At the same time, Russia has also shown ambitions to expand in the Arctic region as an attempt to find new sources of oil and gas — a concerning trend for Canada, as it directly faces Russia in the Arctic. “An accident in the Arctic would have a devastating impact on the Canadian coastline,” said Braun. He added that as Arctic ice melts, Russia’s ability to navigate and control that area increases. 

One of the major arguments Russia has used to justify the war has been Ukraine’s bid for NATO membership. Russia opposes NATO’s acceptance of Ukraine as a member state, wanting to keep NATO troops out of eastern European countries.

However, Braun doesn’t accept this justification. “Some will say, well, maybe NATO should not have enlarged. But I don’t think that was a problem,” said Braun. He pointed out that some eastern European states have actively sought NATO membership out of fear of Russian aggression.

And the invasion is about more than just the security alliance, Braun argued — Putin fears the successful democratization of Ukraine. “He fears his own people. He fears democracy. And what he did not want to see is a Ukraine that would become a successful democratic state on his borders — a large, Slavic country, speaking a similar language, sharing some similar historical legacies, that will become a prosperous, modern, successful democracy, that will offer a contrast to the very repressive, corrupt dictatorial rule that is running inside Russia,” he said.
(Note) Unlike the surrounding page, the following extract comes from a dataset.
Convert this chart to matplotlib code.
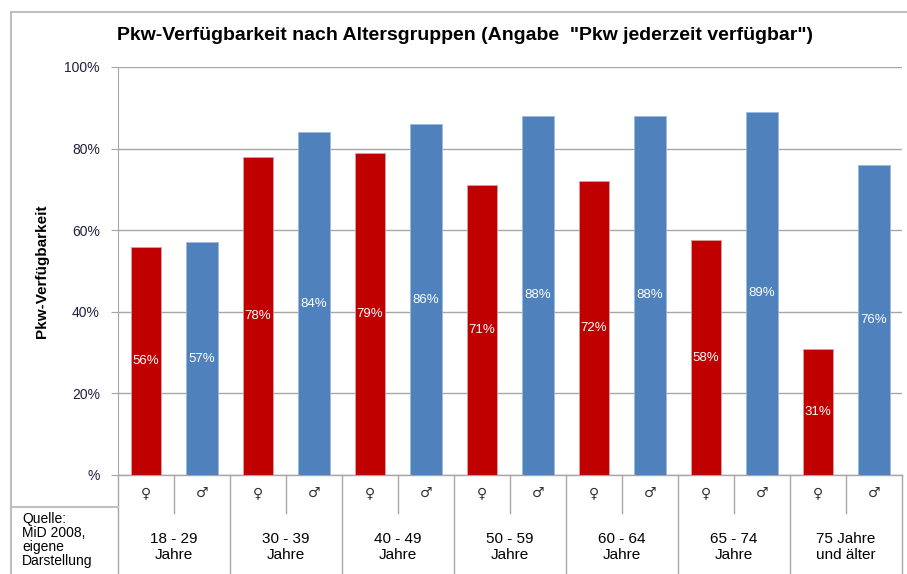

The global West’s failure to deter Russia’s aggression, Braun said, could have further ramifications. For example, Ukraine denuclearized following promises of protection from the West. If Ukraine falls, Braun argued, other countries may consider seeking out nuclear weapons of their own. 

Entanglement, determination, and hope

Some Ukrainian community members also talked about the global implications of the invasion. “We are fighting not only for ourselves,” said Sorokin. “We are fighting for every democratic country, for every developing nation, for every nation that felt oppression during its history, for… those who are oppressed, for those who want democracy to prevail.”

Perehinets echoed Sorokin’s call to uphold liberal democratic principles. To her and her fellow Ukrainians, Perehinets said, freedom has always been a part of Ukrainian identity. “We are free and we fight for our own freedom,” said Perehinets. 

Perehinets also slammed Putin’s claim that Russia created Ukraine, as well as his denial of the legitimacy of Ukrainian statehood. She described the statement as a rewriting of history. But the important thing, she said, is that Ukrainians know their history and heritage. “It doesn’t matter what some psychopath in the Russian government says — we know who we are.”

Kovalenko shared this sense of pride, especially about the courageous resistance she’s seen demonstrated by everyone in Ukraine, from the president to ordinary Ukrainians. To the people of Ukraine, she said: “You have put up such a fierce resistance. I am so proud of you and… I’m very proud of my heritage.”